Taking inspiration from Edgar Allen Poe's poem, "The Hymn", Tijuana Radiant Shine is composed of a puzzle-like installation of fourteen mixed media drawings on panel. The works are visual poems that depict the hopeful possibilities for a better future and the dichotomy of the reality that exists in this border city's daily life. The underdog and the underprivileged command a central place in Hugo Crosthwaite's work and to him they are the heroes of society. His Tijuana Radiant Shine drawings are deeply layered and capture the cultural tension of the border city with their references to history, mythology, technology, religion and pop culture. The men, women, and children who populate them dream of a better life in America but, in reality, often end up in low paying positions, separated from family and friends.
The border is like a carnival for both the people who live there and the people who travel over it. It is a place of amusement and commerce as well as a place of exploitation and deception; it is temporary and permanent all at once.
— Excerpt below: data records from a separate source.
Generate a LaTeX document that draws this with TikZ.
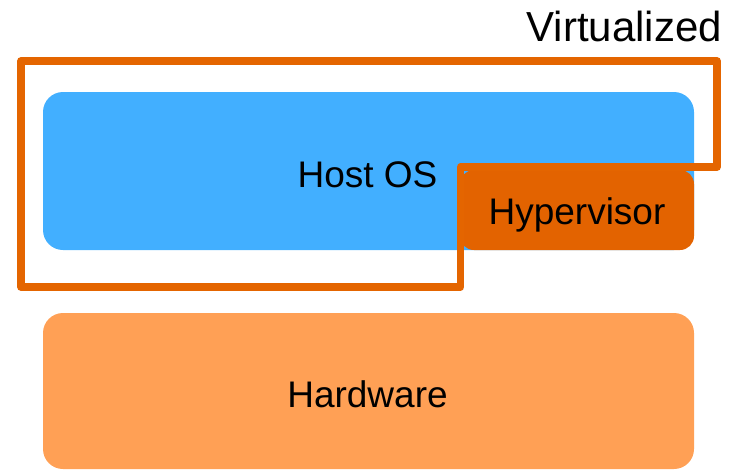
\documentclass[tikz,border=0pt]{standalone}
\usepackage{fontspec}
\setmainfont{Liberation Sans}
\definecolor{hostblue}{HTML}{42AFFF}
\definecolor{hwfill}{HTML}{FFA055}
\definecolor{hvfill}{HTML}{E36300}
\definecolor{virtline}{HTML}{E46500}
\begin{document}
\begin{tikzpicture}[x=1pt,y=-1pt,
  layer/.style={rounded corners=20pt,draw=none},
  lbl/.style={anchor=base,inner sep=0pt,font=\fontsize{37}{41}\selectfont},
  virtbound/.style={draw=virtline,line width=7.5pt,line join=round}]
\useasboundingbox (0,0) rectangle (736,469);
% stack of layers
\path[layer,fill=hwfill] (43,313) rectangle (694,469);
\path[layer,fill=hostblue] (43,92) rectangle (694,250);
\path[fill=hvfill,rounded corners=14pt] (460,170) rectangle (694,250);
\node[lbl] (host) at (367.5,187) {Host OS};
\node[lbl] (hyper) at (577,224) {Hypervisor};
\node[lbl] (hw) at (367.5,407) {Hardware};
% boundary of the virtualized part
\draw[virtbound] (21,61) -- (717,61) -- (717,167) -- (460.5,167) -- (460.5,287) -- (21,287) -- cycle;
\node[lbl,anchor=base east,font=\fontsize{42}{46}\selectfont] (virt) at (722,41) {Virtualized};
\end{tikzpicture}
\end{document}
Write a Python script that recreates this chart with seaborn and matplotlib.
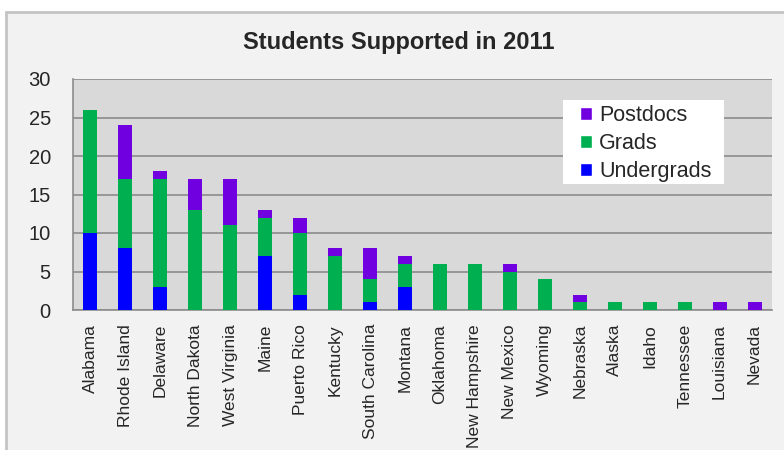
import matplotlib
matplotlib.use("Agg")
import matplotlib.pyplot as plt
import seaborn as sns
import numpy as np
import pandas as pd
from matplotlib.patches import Patch, Rectangle

states = ["Alabama", "Rhode Island", "Delaware", "North Dakota", "West Virginia",
          "Maine", "Puerto Rico", "Kentucky", "South Carolina", "Montana",
          "Oklahoma", "New Hampshire", "New Mexico", "Wyoming", "Nebraska",
          "Alaska", "Idaho", "Tennessee", "Louisiana", "Nevada"]
undergrads = [10, 8, 3, 0, 0, 7, 2, 0, 1, 3, 0, 0, 0, 0, 0, 0, 0, 0, 0, 0]
grads      = [16, 9, 14, 13, 11, 5, 8, 7, 3, 3, 6, 6, 5, 4, 1, 1, 1, 1, 0, 0]
postdocs   = [0, 7, 1, 4, 6, 1, 2, 1, 4, 1, 0, 0, 1, 0, 1, 0, 0, 0, 1, 1]

c_post = "#7000e0"
c_grad = "#00b050"
c_under = "#0000ff"

sns.set_style("white")
plt.rcParams["font.family"] = ["Liberation Sans", "DejaVu Sans"]

df = pd.DataFrame({"state": states, "U": undergrads, "G": grads, "P": postdocs})
df["UG"] = df["U"] + df["G"]
df["UGP"] = df["UG"] + df["P"]

fig = plt.figure(figsize=(7.84, 4.5), dpi=100)
fig.patch.set_facecolor("white")
frame = Rectangle((6 / 784, -0.05), 1.2, 1 - 11.5 / 450 + 0.05, transform=fig.transFigure,
                  facecolor="#f2f2f2", edgecolor="#c4c4c4", linewidth=2.0, zorder=-10)
fig.patches.append(frame)

ax = fig.add_axes([73 / 784, 1 - 310 / 450, (772 - 73) / 784, (310 - 79) / 450])
ax.set_facecolor("#d9d9d9")

sns.barplot(data=df, x="state", y="UGP", color=c_post, width=0.4, saturation=1,
            linewidth=0, ax=ax, zorder=3)
sns.barplot(data=df, x="state", y="UG", color=c_grad, width=0.4, saturation=1,
            linewidth=0, ax=ax, zorder=4)
sns.barplot(data=df, x="state", y="U", color=c_under, width=0.4, saturation=1,
            linewidth=0, ax=ax, zorder=5)

ax.set_ylim(0, 30)
ax.set_xlim(-0.5, len(states) - 0.5)
ax.set_yticks(range(0, 31, 5))
ax.yaxis.grid(True, color="#8c8c8c", linewidth=1.2, zorder=1)
ax.set_axisbelow(True)
ax.set_xlabel("")
ax.set_ylabel("")

for s in ["top", "right"]:
    ax.spines[s].set_visible(False)
for s in ["left", "bottom"]:
    ax.spines[s].set_color("#8c8c8c")
    ax.spines[s].set_linewidth(1.2)

ax.set_xticks(range(len(states)))
ax.set_xticklabels(states, rotation=90, fontsize=12.5)
ax.tick_params(axis="x", which="major", length=0, pad=10)
ax.set_xticks(np.arange(-0.5, len(states), 1.0), minor=True)
ax.tick_params(axis="x", which="minor", length=6, width=1.2, color="#8c8c8c", direction="out")
ax.tick_params(axis="y", length=7, width=1.2, color="#8c8c8c", labelsize=14.5, pad=9)

fig.text(399 / 784, 1 - 43 / 450, "Students Supported in 2011", ha="center", va="center",
         fontsize=17, fontweight="bold")

# white legend box
ax.add_patch(Rectangle((0.701, 0.545), 0.230, 0.364, transform=ax.transAxes,
                       facecolor="white", edgecolor="none", zorder=9))

handles = [Patch(facecolor=c_post, label="Postdocs"),
           Patch(facecolor=c_grad, label="Grads"),
           Patch(facecolor=c_under, label="Undergrads")]
leg = ax.legend(handles=handles, loc="upper left", bbox_to_anchor=(0.725, 0.889),
                fontsize=15.5, frameon=False,
                handlelength=0.55, handleheight=0.55, handletextpad=0.35,
                labelspacing=0.34, borderpad=0, borderaxespad=0)
leg.set_zorder(10)

fig.savefig("out.png", dpi=100)
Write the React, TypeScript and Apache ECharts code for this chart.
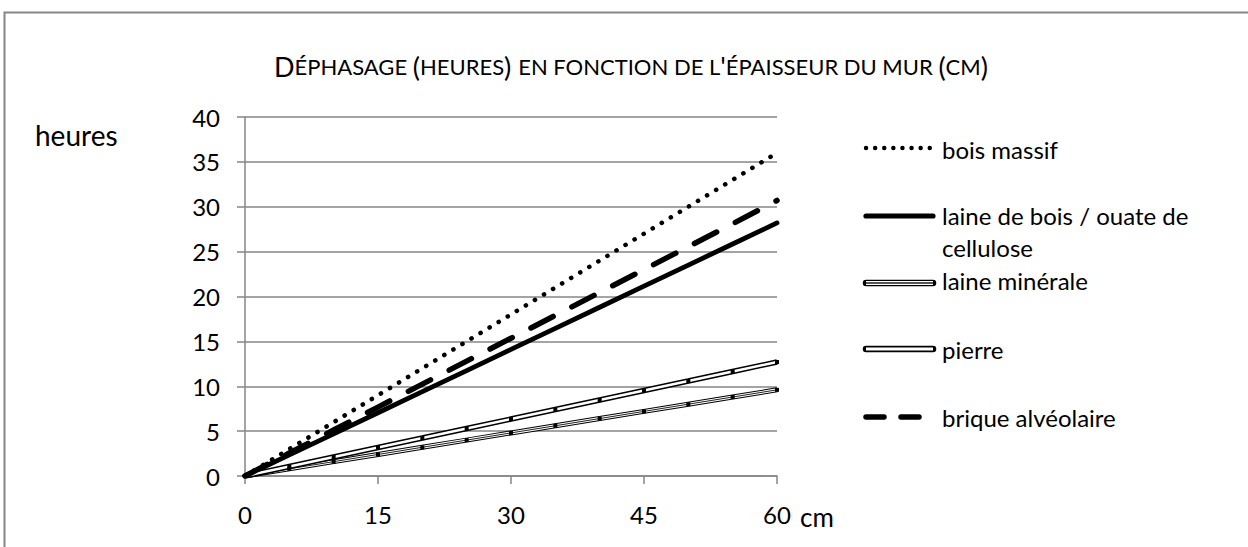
import React, { useEffect, useRef } from "react";
import * as echarts from "echarts";

// Épaisseur du mur (cm)
const thicknessCm = [0, 5, 10, 15, 20, 25, 30, 35, 40, 45, 50, 55, 60];
// Déphasage (heures)
const boisMassif = [0, 3, 6, 9, 12, 15, 18, 21, 24, 27, 30, 33, 36];
const laineBois = [0, 2.35, 4.7, 7.05, 9.4, 11.75, 14.1, 16.45, 18.8, 21.15, 23.5, 25.85, 28.2];
const laineMinerale = [0, 0.8, 1.6, 2.4, 3.2, 4, 4.8, 5.6, 6.4, 7.2, 8, 8.8, 9.6];
const pierre = [0, 1.06, 2.12, 3.18, 4.23, 5.29, 6.35, 7.41, 8.47, 9.53, 10.58, 11.64, 12.7];
const brique = [0, 2.56, 5.12, 7.68, 10.24, 12.8, 15.35, 17.9, 20.45, 23, 25.55, 28.1, 30.7];

const seriesNames = [
  "bois massif",
  "laine de bois / ouate de\ncellulose",
  "laine minérale",
  "pierre",
  "brique alvéolaire",
];

const X_MIN = 0, X_MAX = 60, X_STEP = 15;
const Y_MIN = 0, Y_MAX = 40, Y_STEP = 5;

const FONT = "Lato";
const GRAY = "#868686";

const pairs = (vals: number[]) => thicknessCm.map((x, i) => [x, vals[i]]);

export default function App() {
  const ref = useRef<HTMLDivElement>(null);

  useEffect(() => {
    if (!ref.current) return;
    const chart = echarts.init(ref.current, undefined, { renderer: "svg" });

    const base = { type: "line", symbol: "none", silent: true };
    const marker = {
      symbol: "rect",
      symbolSize: 4,
      showSymbol: true,
      itemStyle: { color: "#000", borderWidth: 0 },
    };

    const legendX1 = 866, legendX2 = 933, textX = 942;
    const legendText = (y: number, text: string) => ({
      type: "text",
      x: textX,
      y,
      style: {
        text,
        fontFamily: FONT,
        fontSize: 24,
        fill: "#000",
        verticalAlign: "middle",
        lineHeight: 32,
      },
    });
    const legendLine = (y: number, style: any) => ({
      type: "line",
      shape: { x1: legendX1, y1: y, x2: legendX2, y2: y },
      style,
    });

    const title =
      "{b|D}{s|ÉPHASAGE }{b|(}{s|HEURES}{b|) }{s|EN FONCTION DE L}{b|'}{s|ÉPAISSEUR DU MUR }{b|(}{s|CM}{b|)}";

    chart.setOption({
      animation: false,
      backgroundColor: "#fff",
      title: {
        text: title,
        left: 631,
        top: 53,
        padding: 0,
        textAlign: "center",
        textStyle: {
          fontWeight: "normal",
          rich: {
            b: { fontFamily: FONT, fontSize: 27, fontWeight: "normal", color: "#000" },
            s: { fontFamily: FONT, fontSize: 22, fontWeight: "normal", color: "#000" },
          },
        },
      },
      grid: { left: 245, right: 471, top: 117, bottom: 71, containLabel: false },
      xAxis: {
        type: "value",
        min: X_MIN,
        max: X_MAX,
        interval: X_STEP,
        axisLine: { show: true, lineStyle: { color: GRAY, width: 1.5 } },
        axisTick: { show: true, length: 8, lineStyle: { color: GRAY, width: 1.5 } },
        axisLabel: { fontFamily: FONT, fontSize: 24, color: "#000", margin: 26 },
        splitLine: { show: false },
      },
      yAxis: {
        type: "value",
        min: Y_MIN,
        max: Y_MAX,
        interval: Y_STEP,
        axisLine: { show: true, lineStyle: { color: GRAY, width: 1.5 } },
        axisTick: { show: true, length: 8, lineStyle: { color: GRAY, width: 1.5 } },
        axisLabel: { fontFamily: FONT, fontSize: 24, color: "#000", margin: 25 },
        splitLine: { show: true, lineStyle: { color: GRAY, width: 1.5 } },
      },
      series: [
        {
          ...base,
          name: seriesNames[0],
          data: pairs(boisMassif),
          lineStyle: { color: "#000", width: 4.6, type: [0.1, 10.5], cap: "round" },
        },
        {
          ...base,
          name: seriesNames[1],
          data: pairs(laineBois),
          lineStyle: { color: "#000", width: 4.8, cap: "round" },
        },
        {
          ...base,
          name: seriesNames[2],
          data: pairs(laineMinerale),
          lineStyle: { color: "#000", width: 5 },
        },
        {
          ...base,
          name: seriesNames[2] + " ",
          data: pairs(laineMinerale),
          lineStyle: { color: "#fff", width: 3 },
        },
        {
          ...base,
          ...marker,
          name: seriesNames[2] + "  ",
          data: pairs(laineMinerale),
          lineStyle: { color: "#222", width: 1 },
        },
        {
          ...base,
          name: seriesNames[3],
          data: pairs(pierre),
          lineStyle: { color: "#000", width: 5.5 },
        },
        {
          ...base,
          ...marker,
          name: seriesNames[3] + " ",
          data: pairs(pierre),
          lineStyle: { color: "#fff", width: 2.5 },
        },
        {
          ...base,
          name: seriesNames[4],
          data: pairs(brique),
          lineStyle: { color: "#000", width: 5.5, type: [25, 21], cap: "round" },
        },
      ],
      graphic: [
        {
          type: "rect",
          shape: { x: 4.5, y: 12.5, width: 1400, height: 700 },
          style: { fill: "none", stroke: GRAY, lineWidth: 2 },
          silent: true,
        },
        {
          type: "text",
          x: 35,
          y: 134.5,
          style: { text: "heures", fontFamily: FONT, fontSize: 28, fill: "#000", verticalAlign: "middle" },
        },
        {
          type: "text",
          x: 800,
          y: 517,
          style: { text: "cm", fontFamily: FONT, fontSize: 26, fill: "#000", verticalAlign: "middle" },
        },
        legendLine(148, { stroke: "#000", lineWidth: 4.4, lineDash: [0.1, 9], lineCap: "round" }),
        legendText(149, seriesNames[0]),
        legendLine(216, { stroke: "#000", lineWidth: 5.2, lineCap: "round" }),
        legendText(231, seriesNames[1]),
        legendLine(283, { stroke: "#000", lineWidth: 6.5, lineCap: "round" }),
        legendLine(283, { stroke: "#fff", lineWidth: 4 }),
        legendLine(283, { stroke: "#555", lineWidth: 2 }),
        legendText(280, seriesNames[2]),
        legendLine(349, { stroke: "#000", lineWidth: 6.5, lineCap: "round" }),
        legendLine(349, { stroke: "#fff", lineWidth: 3 }),
        legendText(349, seriesNames[3]),
        legendLine(417, { stroke: "#000", lineWidth: 5.5, lineDash: [18, 17], lineCap: "round" }),
        legendText(417, seriesNames[4]),
      ],
    });

    return () => chart.dispose();
  }, []);

  return (
    <div
      ref={ref}
      style={{ position: "fixed", left: 0, top: 0, width: 1248, height: 547 }}
    />
  );
}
Crosthwaite does not render judgment in his work but, rather, as an observer and someone who has remained rooted his whole life in this "exotic/other/non place" (even when his career has taken him away for extended periods of time) his visual amalgamations are a product of this border life. They point out the glaring injustices that too often are brushed aside out of simple fear and ignorance.
Shattered Mural is a floor installation of forty-three sculptural wall fragments that reference the recent abduction and murder of the 43 college students in the Mexican State of Guerrero. This tragic event has become a national, and perhaps international, symbol for victims of institutional corruption and repressive regimes around the world. Unlike the Tijuana Radiant Shine panels, the sculpture fragments of Shattered Mural were created by deconstructing a mural into forty-three shards that when put back together would contribute to the whole.
Crosthwaite inhabits a tradition that expands upon great humanist artists before him such as Daumier, Goya, Posada, Ensor, and Beckmann, contemporaries such as Kentridge, Coe, Dumas, and Rauch, and a myriad of others. He has turned his personal and artistic vision into commentary on the time and the place and the space he lives.